Arguments like this drive me stark raving. It’s ok for kids to work their asses off on the grid, but it’s not ok for them to play around on it? Because texting and posting and video games are evil?
As I recall, Rock & Roll was going to rot our brains, corrupt our values, lead us into sin and moral decrepitude, and destroy society as it ruined our lives. Now R&R is the Muzak® we hear in the supermarket, and video games are demonized.
Good people, smart people, tech-savvy people are worried about “the current social tendency to depend on depersonalized digital communication,” as a fan-friend once wrote me (thanks, Dick Smith – beautifully put). The concern is that the skills needed for direct communication will be lost, that the younger generations will no longer be able to express their personal intentions and attitudes clearly and effectively, that they will not even understand the need to do so.
Me, I’m not entirely sure these skills are present in the older generations. In fact, I’m pretty darn sure effective verbal communication has always been uncommon, and that it has been growing steadily more so since oral tradition ceded to the written word. All this hoop-la… is it really about an addiction to digital media undermining the communicative fabric of society? Or is it the same old chorus of “What’s the matter with kids today?” every generation sings?
I don’t usually post on public forums but when Ayesha commands…
Loved your post. I might suggest that being online gives people a false sense of safety and some anonymity. Much less likely to be perceived as “pink monkeys” and torn to pieces by the herd. Or perhaps digital reality has become more real than life. BTL!
In some ways the internet is safer than real life and it does give the established order quite a headache. I find it ironic that the powers that be have the power to shut down the web but are as addicted as any teenager. Shut it down and their entire monetary system crashes. Keeping wealth stored as bits & bytes was not the most intelligent move.
I digress and ramble.
I’ve often wondered about Tracy and glad to hear that he’s still around and making trouble.
Michael! What a champion, letting me twist your arm!
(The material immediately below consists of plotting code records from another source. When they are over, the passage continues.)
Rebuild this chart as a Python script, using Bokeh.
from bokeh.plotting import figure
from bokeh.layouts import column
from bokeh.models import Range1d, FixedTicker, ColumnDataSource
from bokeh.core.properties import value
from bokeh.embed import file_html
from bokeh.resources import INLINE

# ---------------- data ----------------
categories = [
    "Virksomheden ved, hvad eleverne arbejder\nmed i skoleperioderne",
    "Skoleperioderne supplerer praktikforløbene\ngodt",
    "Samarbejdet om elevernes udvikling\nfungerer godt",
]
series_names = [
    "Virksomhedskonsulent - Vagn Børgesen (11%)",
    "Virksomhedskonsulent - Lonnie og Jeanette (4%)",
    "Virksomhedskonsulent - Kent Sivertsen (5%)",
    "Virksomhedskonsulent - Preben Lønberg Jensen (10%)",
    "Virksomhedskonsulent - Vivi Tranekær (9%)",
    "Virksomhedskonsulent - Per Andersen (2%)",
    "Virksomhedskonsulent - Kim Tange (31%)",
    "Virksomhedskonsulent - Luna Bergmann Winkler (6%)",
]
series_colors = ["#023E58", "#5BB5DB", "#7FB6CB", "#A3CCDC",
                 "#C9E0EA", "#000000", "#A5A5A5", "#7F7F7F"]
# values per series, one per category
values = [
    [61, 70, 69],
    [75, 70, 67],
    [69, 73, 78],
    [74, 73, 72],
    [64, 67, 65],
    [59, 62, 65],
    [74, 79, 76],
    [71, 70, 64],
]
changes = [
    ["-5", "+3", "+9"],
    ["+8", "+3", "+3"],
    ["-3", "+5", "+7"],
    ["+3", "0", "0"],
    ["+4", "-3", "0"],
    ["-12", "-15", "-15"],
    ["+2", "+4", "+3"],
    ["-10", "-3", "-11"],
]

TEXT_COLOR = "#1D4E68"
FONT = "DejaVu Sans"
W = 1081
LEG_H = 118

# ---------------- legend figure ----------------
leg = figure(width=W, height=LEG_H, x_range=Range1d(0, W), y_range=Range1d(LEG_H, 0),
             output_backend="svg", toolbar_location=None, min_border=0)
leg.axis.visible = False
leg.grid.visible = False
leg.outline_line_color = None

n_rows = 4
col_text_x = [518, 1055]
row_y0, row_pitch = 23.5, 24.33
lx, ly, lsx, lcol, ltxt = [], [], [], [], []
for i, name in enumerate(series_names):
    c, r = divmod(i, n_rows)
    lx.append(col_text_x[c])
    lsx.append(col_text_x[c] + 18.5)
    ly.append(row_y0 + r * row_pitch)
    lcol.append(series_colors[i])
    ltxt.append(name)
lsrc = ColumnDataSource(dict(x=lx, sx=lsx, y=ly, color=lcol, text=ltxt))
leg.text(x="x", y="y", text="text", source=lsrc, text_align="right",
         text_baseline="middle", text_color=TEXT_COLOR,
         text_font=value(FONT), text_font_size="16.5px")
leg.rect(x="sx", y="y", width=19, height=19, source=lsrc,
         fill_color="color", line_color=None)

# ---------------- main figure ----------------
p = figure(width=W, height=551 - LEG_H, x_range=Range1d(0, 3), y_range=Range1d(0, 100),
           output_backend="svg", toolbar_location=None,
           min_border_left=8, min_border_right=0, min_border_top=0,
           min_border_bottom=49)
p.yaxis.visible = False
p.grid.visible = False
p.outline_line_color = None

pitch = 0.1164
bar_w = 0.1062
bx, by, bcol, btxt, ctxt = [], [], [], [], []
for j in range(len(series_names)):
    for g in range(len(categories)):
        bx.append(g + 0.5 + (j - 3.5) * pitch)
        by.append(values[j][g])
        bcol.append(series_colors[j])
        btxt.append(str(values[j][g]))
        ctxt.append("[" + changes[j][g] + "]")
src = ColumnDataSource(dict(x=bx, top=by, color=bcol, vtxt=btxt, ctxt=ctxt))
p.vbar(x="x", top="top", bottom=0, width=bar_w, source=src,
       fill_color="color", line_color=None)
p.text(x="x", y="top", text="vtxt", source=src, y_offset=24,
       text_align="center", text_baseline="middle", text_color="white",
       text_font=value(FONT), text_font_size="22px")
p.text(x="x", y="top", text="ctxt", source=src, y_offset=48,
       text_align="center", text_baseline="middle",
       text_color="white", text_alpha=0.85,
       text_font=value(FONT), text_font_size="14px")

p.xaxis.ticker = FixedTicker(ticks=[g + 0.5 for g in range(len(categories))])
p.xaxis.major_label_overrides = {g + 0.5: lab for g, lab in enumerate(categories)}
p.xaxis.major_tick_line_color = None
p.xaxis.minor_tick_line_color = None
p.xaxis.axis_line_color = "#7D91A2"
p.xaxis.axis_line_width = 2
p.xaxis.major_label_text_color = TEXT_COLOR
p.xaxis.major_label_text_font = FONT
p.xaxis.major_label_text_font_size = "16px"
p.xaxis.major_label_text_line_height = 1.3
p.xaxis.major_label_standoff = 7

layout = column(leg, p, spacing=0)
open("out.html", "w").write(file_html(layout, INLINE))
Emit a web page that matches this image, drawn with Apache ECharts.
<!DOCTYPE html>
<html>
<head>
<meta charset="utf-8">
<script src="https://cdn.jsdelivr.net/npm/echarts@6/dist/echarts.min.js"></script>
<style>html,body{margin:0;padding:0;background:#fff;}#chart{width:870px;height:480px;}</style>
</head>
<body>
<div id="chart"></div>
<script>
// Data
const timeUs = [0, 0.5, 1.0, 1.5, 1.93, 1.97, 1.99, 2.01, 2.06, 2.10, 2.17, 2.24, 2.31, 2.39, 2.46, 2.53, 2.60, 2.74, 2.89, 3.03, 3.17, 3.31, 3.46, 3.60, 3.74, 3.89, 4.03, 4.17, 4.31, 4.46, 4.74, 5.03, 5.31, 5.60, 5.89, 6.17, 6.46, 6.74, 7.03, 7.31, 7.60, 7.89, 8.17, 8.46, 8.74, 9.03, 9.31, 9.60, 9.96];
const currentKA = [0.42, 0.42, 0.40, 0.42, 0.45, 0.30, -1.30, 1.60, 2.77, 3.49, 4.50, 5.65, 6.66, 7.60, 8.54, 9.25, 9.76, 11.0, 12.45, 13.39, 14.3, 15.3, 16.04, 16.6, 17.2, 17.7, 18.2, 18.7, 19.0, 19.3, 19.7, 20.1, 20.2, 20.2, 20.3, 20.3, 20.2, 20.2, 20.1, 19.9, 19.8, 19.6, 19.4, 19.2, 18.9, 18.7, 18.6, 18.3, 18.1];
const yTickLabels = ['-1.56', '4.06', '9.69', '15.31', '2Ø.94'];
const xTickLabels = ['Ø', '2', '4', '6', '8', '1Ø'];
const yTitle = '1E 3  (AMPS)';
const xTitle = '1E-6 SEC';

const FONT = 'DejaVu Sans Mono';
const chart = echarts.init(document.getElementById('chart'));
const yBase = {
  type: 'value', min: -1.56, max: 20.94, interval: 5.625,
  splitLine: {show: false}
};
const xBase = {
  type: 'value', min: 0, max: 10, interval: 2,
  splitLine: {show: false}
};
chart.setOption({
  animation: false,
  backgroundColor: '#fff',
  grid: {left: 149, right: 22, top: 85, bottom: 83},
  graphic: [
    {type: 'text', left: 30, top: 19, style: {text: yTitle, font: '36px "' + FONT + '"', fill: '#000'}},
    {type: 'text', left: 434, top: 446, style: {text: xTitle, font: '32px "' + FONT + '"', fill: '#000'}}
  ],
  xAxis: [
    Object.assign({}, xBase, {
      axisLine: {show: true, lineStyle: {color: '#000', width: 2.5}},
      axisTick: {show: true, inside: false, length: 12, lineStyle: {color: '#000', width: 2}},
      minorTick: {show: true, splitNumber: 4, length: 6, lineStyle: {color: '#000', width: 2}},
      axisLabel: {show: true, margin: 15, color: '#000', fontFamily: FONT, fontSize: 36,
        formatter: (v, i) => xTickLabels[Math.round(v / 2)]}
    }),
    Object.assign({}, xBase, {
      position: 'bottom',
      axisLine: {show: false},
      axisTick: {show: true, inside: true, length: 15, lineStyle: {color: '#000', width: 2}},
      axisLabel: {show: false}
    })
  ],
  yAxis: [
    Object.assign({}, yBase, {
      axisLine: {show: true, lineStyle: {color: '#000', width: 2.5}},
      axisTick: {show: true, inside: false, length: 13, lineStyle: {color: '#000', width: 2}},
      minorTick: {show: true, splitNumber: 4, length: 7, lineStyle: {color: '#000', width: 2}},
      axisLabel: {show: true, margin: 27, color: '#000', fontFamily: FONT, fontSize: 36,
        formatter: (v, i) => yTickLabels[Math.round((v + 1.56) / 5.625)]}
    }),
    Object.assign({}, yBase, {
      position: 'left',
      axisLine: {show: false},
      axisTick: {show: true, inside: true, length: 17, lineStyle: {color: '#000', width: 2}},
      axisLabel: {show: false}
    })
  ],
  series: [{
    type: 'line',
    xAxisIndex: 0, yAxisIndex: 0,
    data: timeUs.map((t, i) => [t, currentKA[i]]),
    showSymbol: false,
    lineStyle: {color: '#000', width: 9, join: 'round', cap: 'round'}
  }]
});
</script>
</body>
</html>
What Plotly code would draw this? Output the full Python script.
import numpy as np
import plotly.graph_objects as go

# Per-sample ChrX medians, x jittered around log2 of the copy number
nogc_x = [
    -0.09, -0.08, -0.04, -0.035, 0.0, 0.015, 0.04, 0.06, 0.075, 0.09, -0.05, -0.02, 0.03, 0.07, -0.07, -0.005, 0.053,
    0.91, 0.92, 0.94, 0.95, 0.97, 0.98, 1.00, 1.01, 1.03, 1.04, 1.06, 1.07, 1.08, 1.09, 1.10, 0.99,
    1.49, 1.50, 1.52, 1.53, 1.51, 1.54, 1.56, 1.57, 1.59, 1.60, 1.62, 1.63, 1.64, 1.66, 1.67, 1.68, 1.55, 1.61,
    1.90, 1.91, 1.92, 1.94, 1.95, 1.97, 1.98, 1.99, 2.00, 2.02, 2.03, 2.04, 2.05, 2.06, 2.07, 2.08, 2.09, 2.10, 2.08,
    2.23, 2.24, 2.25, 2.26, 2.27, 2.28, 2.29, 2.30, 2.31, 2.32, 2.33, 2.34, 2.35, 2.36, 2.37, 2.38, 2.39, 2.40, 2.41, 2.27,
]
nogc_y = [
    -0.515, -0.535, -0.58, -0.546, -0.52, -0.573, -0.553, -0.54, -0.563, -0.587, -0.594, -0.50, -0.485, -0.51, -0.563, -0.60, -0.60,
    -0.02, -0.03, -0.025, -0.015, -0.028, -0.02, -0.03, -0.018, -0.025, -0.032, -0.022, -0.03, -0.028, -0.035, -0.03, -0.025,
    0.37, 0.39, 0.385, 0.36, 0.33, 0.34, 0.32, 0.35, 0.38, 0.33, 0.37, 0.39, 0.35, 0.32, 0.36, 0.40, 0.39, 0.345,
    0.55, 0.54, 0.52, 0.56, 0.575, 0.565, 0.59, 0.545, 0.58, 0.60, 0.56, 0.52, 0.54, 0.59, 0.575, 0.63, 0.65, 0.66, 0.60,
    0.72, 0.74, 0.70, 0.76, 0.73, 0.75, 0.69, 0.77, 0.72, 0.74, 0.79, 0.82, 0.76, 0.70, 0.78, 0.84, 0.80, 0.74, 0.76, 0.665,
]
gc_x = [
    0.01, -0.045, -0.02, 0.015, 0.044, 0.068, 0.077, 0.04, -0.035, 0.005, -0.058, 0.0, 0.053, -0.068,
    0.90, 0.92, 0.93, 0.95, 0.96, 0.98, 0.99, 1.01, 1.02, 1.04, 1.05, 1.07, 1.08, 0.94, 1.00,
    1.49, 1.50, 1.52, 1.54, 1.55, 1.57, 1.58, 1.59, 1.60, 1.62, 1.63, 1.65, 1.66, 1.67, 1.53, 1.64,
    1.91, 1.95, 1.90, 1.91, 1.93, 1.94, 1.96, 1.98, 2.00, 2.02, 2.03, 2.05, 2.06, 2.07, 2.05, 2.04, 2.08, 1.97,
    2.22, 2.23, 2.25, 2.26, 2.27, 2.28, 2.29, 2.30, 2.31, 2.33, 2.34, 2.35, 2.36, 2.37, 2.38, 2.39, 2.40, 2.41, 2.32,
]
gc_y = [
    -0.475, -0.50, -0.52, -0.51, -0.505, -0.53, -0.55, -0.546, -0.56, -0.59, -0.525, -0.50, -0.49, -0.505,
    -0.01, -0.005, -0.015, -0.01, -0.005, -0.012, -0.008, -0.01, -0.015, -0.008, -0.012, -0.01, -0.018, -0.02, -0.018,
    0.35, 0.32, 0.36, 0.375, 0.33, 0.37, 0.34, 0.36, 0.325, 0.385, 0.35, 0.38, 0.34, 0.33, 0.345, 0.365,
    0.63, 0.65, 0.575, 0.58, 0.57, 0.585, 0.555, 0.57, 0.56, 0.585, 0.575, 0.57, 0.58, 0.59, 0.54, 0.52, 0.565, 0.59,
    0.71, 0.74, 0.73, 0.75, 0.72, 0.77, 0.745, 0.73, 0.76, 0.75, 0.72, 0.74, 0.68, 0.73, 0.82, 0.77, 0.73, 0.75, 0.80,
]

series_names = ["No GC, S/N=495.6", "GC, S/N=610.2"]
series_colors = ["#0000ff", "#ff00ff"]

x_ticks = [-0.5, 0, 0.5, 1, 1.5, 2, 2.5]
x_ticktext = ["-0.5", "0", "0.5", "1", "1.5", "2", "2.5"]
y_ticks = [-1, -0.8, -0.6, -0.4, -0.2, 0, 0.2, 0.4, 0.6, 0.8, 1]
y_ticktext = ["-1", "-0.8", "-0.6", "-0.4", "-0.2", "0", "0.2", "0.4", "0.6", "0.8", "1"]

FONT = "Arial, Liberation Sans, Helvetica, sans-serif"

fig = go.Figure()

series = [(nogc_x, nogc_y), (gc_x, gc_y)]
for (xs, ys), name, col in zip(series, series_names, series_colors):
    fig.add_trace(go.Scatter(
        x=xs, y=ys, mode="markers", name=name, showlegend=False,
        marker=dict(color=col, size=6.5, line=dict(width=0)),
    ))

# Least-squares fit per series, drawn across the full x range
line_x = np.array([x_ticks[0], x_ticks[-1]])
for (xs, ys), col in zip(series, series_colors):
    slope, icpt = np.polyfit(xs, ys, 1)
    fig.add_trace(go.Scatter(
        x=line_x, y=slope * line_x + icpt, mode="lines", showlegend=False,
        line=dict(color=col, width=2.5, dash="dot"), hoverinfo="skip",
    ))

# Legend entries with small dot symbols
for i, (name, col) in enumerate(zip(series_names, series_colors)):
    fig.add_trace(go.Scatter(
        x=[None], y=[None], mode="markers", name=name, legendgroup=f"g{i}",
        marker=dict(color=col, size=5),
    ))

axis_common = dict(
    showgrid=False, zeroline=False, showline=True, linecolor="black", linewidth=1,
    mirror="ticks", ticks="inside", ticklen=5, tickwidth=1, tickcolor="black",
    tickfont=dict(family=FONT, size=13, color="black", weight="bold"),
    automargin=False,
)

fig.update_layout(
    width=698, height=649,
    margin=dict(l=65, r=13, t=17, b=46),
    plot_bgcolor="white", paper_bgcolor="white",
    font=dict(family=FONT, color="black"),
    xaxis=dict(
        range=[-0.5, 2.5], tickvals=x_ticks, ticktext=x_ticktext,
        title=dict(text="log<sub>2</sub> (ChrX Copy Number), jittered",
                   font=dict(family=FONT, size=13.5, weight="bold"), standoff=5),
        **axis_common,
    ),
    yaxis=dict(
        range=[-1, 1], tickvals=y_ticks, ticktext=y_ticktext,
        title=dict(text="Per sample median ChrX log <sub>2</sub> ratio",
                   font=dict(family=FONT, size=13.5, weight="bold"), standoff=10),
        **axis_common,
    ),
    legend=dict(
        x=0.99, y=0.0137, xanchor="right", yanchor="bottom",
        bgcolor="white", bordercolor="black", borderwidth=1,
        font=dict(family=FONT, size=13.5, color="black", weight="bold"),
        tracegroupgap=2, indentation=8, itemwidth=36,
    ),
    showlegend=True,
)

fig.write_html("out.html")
Ooh, good point. I totally agree about the bits & bytes. The mono-reliance of the modern world on flawed, glitchy technology that can be disrupted, corrupted, and crashed is arguably insane. Then again, when has the human race ever hesitated in the face of a technological “advance”? New toy, monkey can’t resist the temptation to play with it.
Yep, Tracy’s around, though he hasn’t yet commented here. Blair stops by here, too, and does comment, when he has something to say. Great place for a virtual Merry-Meet — Neither Here Nor There. ;)
Provocative!
Well, it provoked a comment from you, anyway… ;)
Nice piece. I would suggest to my daughter that she reads it (so she can harangue her dear old Dad) but she can’t actually hear me coz she has her headphones on. Mind you, she also got an A from her English teacher on a recent debating essay. So perhaps the sky is not falling in just yet :-)
Thanks, Dec – and thanks, Tamsyn, for demonstrating my point. With or without headphones teenagers have a hard time hearing their parents, so why blame the headphones? Kids spend gobs of time socializing in virtual communities, yeah? Some get lost there, others have no problem commuting between the two. My prediction: by the time today’s kids are the older generation, VR will be normalized, and their kids will be censured for engaging in whatever it is they do for fun.